I contrast Whitman’s enthusiastic free verse to Dickinson’s control and
structure, but this ten-line snippet of a poem does follow certain rules of
symmetry. Both stanzas are comparable in terms of the lengths of their various
lines; i.e., the first line of each stanza is short and introduces the main
character of that stanza (first the spider, then “O my soul”); the following
four lines are a bit longer. Another way of describing this contrast between the
two poets’ styles is to note that Dickinson writes in the tradition of lyric
poetry, while Whitman pioneered free verse, making his own rules as he went
along. “The Noiseless Patient Spider” and “When I Heard the Learn’d Astronomer”
are relatively tightly structured for Whitman; longer poems of his, like “I Sing
the Body Electric,” consist of extremely long catalogs or lists, just one item
after another. Whitman’s self-consciously stubborn insistence is that all of
these little things are worthy of notice, even celebration.
“A Noiseless Patient Spider” addresses the theme the Whitman style sheet
calls “shifting relations between self and other, soul and nature.” The spider
is considered first and keenly observed, with an appreciation for the delicate
labor of making the strands of a web. Whitman then turns to address his own
soul. Where the spider is “on a promontory… isolated” in the midst of “the
vacant vast surrounding,” Whitman’s soul is “surrounded, detached, in
measureless oceans of space.” Both creatures are projecting themselves outward
in some way, trying to make contact with something solid. There is a typical
grandiosity about Whitman’s description of himself here. Dickinson too likes to
address lofty or profound topics, but she is much less likely than Whitman to
focus so much attention on herself in her poems.
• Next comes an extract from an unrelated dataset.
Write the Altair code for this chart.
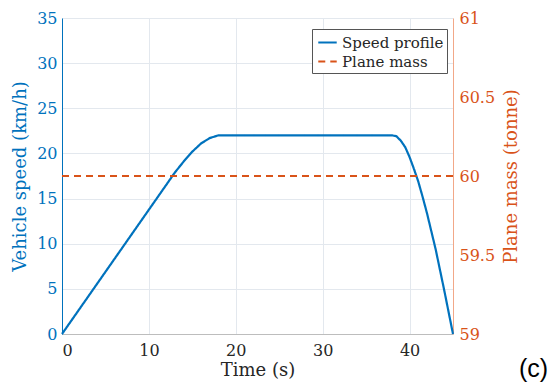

This is true of her untitled poem that begins with “There’s been a death
in the opposite house”. She has the speaker of the poem refer to himself in the
poem’s third stanza (“They wonder if It died on that,—/I used to when a boy”),
but the poem as a whole is a description of an external event, the sights and
sounds of a “country town” when there has been a death. One could imagine the
speaker of the poem composing these lines from a window looking out; in fact
this rhetorical position is typical of Dickinson, and death is one of her
favorite topics. What is unusual about this poem is its everyday-ness. Dickinson
simply writes what she sees in an unadorned fashion. In a poem like “Dare you
see a Soul at the White Heat”, by
contrast, or even “I love to see it lap the miles”, she enters the realm of the
metaphysical and describes visions appropriate to biblical prophets or dreams.
The “Forge” and the “Blacksmith” who superheats and shapes the molten “Soul” are
an entirely different subject matter than the “minister” and “milliner” of
Dickinson’s “country town.” There is an exaltation and intensity there that is
absent in “There’s been a death in the opposite house.”